• Objective: Provide an exact copy of the data, excluding the images.

+-------+

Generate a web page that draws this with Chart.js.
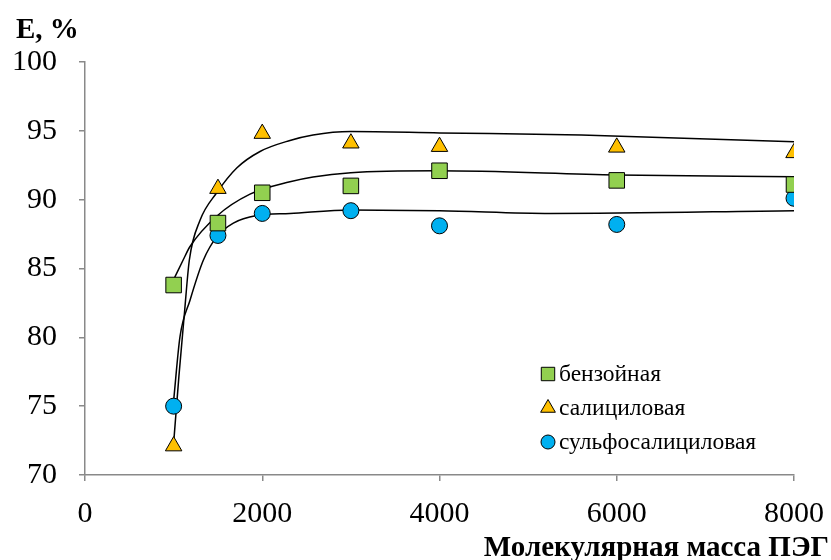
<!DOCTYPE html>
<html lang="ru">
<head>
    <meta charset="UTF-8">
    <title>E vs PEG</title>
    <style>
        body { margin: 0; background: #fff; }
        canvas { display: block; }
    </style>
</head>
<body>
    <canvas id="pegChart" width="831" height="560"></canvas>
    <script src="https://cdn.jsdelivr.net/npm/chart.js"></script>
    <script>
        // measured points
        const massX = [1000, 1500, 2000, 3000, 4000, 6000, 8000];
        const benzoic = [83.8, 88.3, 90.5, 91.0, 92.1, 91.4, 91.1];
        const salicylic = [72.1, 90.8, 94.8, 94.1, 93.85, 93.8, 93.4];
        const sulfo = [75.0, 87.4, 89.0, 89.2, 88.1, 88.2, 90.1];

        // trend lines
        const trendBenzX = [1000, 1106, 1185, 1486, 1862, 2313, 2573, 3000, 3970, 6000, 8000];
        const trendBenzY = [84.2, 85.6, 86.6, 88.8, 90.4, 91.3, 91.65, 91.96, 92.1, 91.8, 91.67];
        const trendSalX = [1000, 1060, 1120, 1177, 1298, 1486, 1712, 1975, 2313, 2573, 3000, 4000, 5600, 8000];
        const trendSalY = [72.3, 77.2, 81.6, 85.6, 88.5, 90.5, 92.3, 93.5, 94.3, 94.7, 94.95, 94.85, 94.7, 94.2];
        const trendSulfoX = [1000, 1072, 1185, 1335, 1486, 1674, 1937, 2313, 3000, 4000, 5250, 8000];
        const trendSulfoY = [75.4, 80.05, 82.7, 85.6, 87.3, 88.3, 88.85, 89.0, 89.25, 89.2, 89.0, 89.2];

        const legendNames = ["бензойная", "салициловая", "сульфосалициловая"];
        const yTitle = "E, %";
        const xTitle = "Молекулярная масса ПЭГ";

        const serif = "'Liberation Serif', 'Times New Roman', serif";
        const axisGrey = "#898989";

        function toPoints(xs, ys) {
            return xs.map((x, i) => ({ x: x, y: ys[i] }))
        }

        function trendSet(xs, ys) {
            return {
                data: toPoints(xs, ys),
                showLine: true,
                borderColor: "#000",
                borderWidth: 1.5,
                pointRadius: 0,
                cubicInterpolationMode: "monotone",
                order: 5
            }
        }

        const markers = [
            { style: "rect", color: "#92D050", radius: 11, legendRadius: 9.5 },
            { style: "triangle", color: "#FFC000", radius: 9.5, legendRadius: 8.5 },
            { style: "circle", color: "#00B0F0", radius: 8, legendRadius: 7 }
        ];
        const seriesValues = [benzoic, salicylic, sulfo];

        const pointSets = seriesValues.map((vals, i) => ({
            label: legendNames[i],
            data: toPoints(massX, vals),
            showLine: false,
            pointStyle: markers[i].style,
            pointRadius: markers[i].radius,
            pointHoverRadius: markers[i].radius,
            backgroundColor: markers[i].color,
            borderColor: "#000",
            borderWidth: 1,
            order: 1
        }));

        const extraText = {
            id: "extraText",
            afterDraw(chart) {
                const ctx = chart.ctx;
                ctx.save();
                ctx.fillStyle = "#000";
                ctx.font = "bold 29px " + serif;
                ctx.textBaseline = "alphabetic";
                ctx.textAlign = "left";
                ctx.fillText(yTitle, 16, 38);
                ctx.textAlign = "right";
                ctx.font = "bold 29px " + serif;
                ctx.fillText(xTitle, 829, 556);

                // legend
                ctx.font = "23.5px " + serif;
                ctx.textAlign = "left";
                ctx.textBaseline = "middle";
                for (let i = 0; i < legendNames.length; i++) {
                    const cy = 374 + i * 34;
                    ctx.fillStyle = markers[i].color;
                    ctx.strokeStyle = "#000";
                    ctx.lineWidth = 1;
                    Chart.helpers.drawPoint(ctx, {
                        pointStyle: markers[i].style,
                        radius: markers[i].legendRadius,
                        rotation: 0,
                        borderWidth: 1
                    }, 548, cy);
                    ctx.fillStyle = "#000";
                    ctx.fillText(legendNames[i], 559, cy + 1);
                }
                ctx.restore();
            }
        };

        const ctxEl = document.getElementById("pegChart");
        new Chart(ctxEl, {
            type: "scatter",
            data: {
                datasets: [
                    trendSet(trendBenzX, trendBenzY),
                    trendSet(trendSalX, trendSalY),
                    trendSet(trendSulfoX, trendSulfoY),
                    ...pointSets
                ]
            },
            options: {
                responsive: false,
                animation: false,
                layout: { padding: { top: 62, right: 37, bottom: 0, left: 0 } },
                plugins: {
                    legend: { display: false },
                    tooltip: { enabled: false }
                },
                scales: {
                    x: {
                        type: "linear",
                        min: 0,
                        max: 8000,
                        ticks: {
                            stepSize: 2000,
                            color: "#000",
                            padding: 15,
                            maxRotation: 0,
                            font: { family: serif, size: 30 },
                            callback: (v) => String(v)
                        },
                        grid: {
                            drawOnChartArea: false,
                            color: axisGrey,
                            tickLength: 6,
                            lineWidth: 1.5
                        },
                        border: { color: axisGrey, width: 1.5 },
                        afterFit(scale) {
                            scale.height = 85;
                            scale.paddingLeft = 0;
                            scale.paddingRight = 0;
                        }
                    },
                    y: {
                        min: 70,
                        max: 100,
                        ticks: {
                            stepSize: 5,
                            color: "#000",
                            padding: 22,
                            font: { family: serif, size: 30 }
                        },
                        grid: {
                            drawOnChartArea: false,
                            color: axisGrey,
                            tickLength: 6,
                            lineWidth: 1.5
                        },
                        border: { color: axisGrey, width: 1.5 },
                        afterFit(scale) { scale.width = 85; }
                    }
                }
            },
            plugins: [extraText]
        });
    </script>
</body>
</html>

+-------+

• Output of the exercise:
Generate a web page that draws this with Chart.js.
<!DOCTYPE html>
<html lang="ru">
<head>
    <meta charset="UTF-8">
    <title>E vs PEG</title>
    <style>
        body { margin: 0; background: #fff; }
        canvas { display: block; }
    </style>
</head>
<body>
    <canvas id="pegChart" width="831" height="560"></canvas>
    <script src="https://cdn.jsdelivr.net/npm/chart.js"></script>
    <script>
        // measured points
        const massX = [1000, 1500, 2000, 3000, 4000, 6000, 8000];
        const benzoic = [83.8, 88.3, 90.5, 91.0, 92.1, 91.4, 91.1];
        const salicylic = [72.1, 90.8, 94.8, 94.1, 93.85, 93.8, 93.4];
        const sulfo = [75.0, 87.4, 89.0, 89.2, 88.1, 88.2, 90.1];

        // trend lines
        const trendBenzX = [1000, 1106, 1185, 1486, 1862, 2313, 2573, 3000, 3970, 6000, 8000];
        const trendBenzY = [84.2, 85.6, 86.6, 88.8, 90.4, 91.3, 91.65, 91.96, 92.1, 91.8, 91.67];
        const trendSalX = [1000, 1060, 1120, 1177, 1298, 1486, 1712, 1975, 2313, 2573, 3000, 4000, 5600, 8000];
        const trendSalY = [72.3, 77.2, 81.6, 85.6, 88.5, 90.5, 92.3, 93.5, 94.3, 94.7, 94.95, 94.85, 94.7, 94.2];
        const trendSulfoX = [1000, 1072, 1185, 1335, 1486, 1674, 1937, 2313, 3000, 4000, 5250, 8000];
        const trendSulfoY = [75.4, 80.05, 82.7, 85.6, 87.3, 88.3, 88.85, 89.0, 89.25, 89.2, 89.0, 89.2];

        const legendNames = ["бензойная", "салициловая", "сульфосалициловая"];
        const yTitle = "E, %";
        const xTitle = "Молекулярная масса ПЭГ";

        const serif = "'Liberation Serif', 'Times New Roman', serif";
        const axisGrey = "#898989";

        function toPoints(xs, ys) {
            return xs.map((x, i) => ({ x: x, y: ys[i] }))
        }

        function trendSet(xs, ys) {
            return {
                data: toPoints(xs, ys),
                showLine: true,
                borderColor: "#000",
                borderWidth: 1.5,
                pointRadius: 0,
                cubicInterpolationMode: "monotone",
                order: 5
            }
        }

        const markers = [
            { style: "rect", color: "#92D050", radius: 11, legendRadius: 9.5 },
            { style: "triangle", color: "#FFC000", radius: 9.5, legendRadius: 8.5 },
            { style: "circle", color: "#00B0F0", radius: 8, legendRadius: 7 }
        ];
        const seriesValues = [benzoic, salicylic, sulfo];

        const pointSets = seriesValues.map((vals, i) => ({
            label: legendNames[i],
            data: toPoints(massX, vals),
            showLine: false,
            pointStyle: markers[i].style,
            pointRadius: markers[i].radius,
            pointHoverRadius: markers[i].radius,
            backgroundColor: markers[i].color,
            borderColor: "#000",
            borderWidth: 1,
            order: 1
        }));

        const extraText = {
            id: "extraText",
            afterDraw(chart) {
                const ctx = chart.ctx;
                ctx.save();
                ctx.fillStyle = "#000";
                ctx.font = "bold 29px " + serif;
                ctx.textBaseline = "alphabetic";
                ctx.textAlign = "left";
                ctx.fillText(yTitle, 16, 38);
                ctx.textAlign = "right";
                ctx.font = "bold 29px " + serif;
                ctx.fillText(xTitle, 829, 556);

                // legend
                ctx.font = "23.5px " + serif;
                ctx.textAlign = "left";
                ctx.textBaseline = "middle";
                for (let i = 0; i < legendNames.length; i++) {
                    const cy = 374 + i * 34;
                    ctx.fillStyle = markers[i].color;
                    ctx.strokeStyle = "#000";
                    ctx.lineWidth = 1;
                    Chart.helpers.drawPoint(ctx, {
                        pointStyle: markers[i].style,
                        radius: markers[i].legendRadius,
                        rotation: 0,
                        borderWidth: 1
                    }, 548, cy);
                    ctx.fillStyle = "#000";
                    ctx.fillText(legendNames[i], 559, cy + 1);
                }
                ctx.restore();
            }
        };

        const ctxEl = document.getElementById("pegChart");
        new Chart(ctxEl, {
            type: "scatter",
            data: {
                datasets: [
                    trendSet(trendBenzX, trendBenzY),
                    trendSet(trendSalX, trendSalY),
                    trendSet(trendSulfoX, trendSulfoY),
                    ...pointSets
                ]
            },
            options: {
                responsive: false,
                animation: false,
                layout: { padding: { top: 62, right: 37, bottom: 0, left: 0 } },
                plugins: {
                    legend: { display: false },
                    tooltip: { enabled: false }
                },
                scales: {
                    x: {
                        type: "linear",
                        min: 0,
                        max: 8000,
                        ticks: {
                            stepSize: 2000,
                            color: "#000",
                            padding: 15,
                            maxRotation: 0,
                            font: { family: serif, size: 30 },
                            callback: (v) => String(v)
                        },
                        grid: {
                            drawOnChartArea: false,
                            color: axisGrey,
                            tickLength: 6,
                            lineWidth: 1.5
                        },
                        border: { color: axisGrey, width: 1.5 },
                        afterFit(scale) {
                            scale.height = 85;
                            scale.paddingLeft = 0;
                            scale.paddingRight = 0;
                        }
                    },
                    y: {
                        min: 70,
                        max: 100,
                        ticks: {
                            stepSize: 5,
                            color: "#000",
                            padding: 22,
                            font: { family: serif, size: 30 }
                        },
                        grid: {
                            drawOnChartArea: false,
                            color: axisGrey,
                            tickLength: 6,
                            lineWidth: 1.5
                        },
                        border: { color: axisGrey, width: 1.5 },
                        afterFit(scale) { scale.width = 85; }
                    }
                }
            },
            plugins: [extraText]
        });
    </script>
</body>
</html>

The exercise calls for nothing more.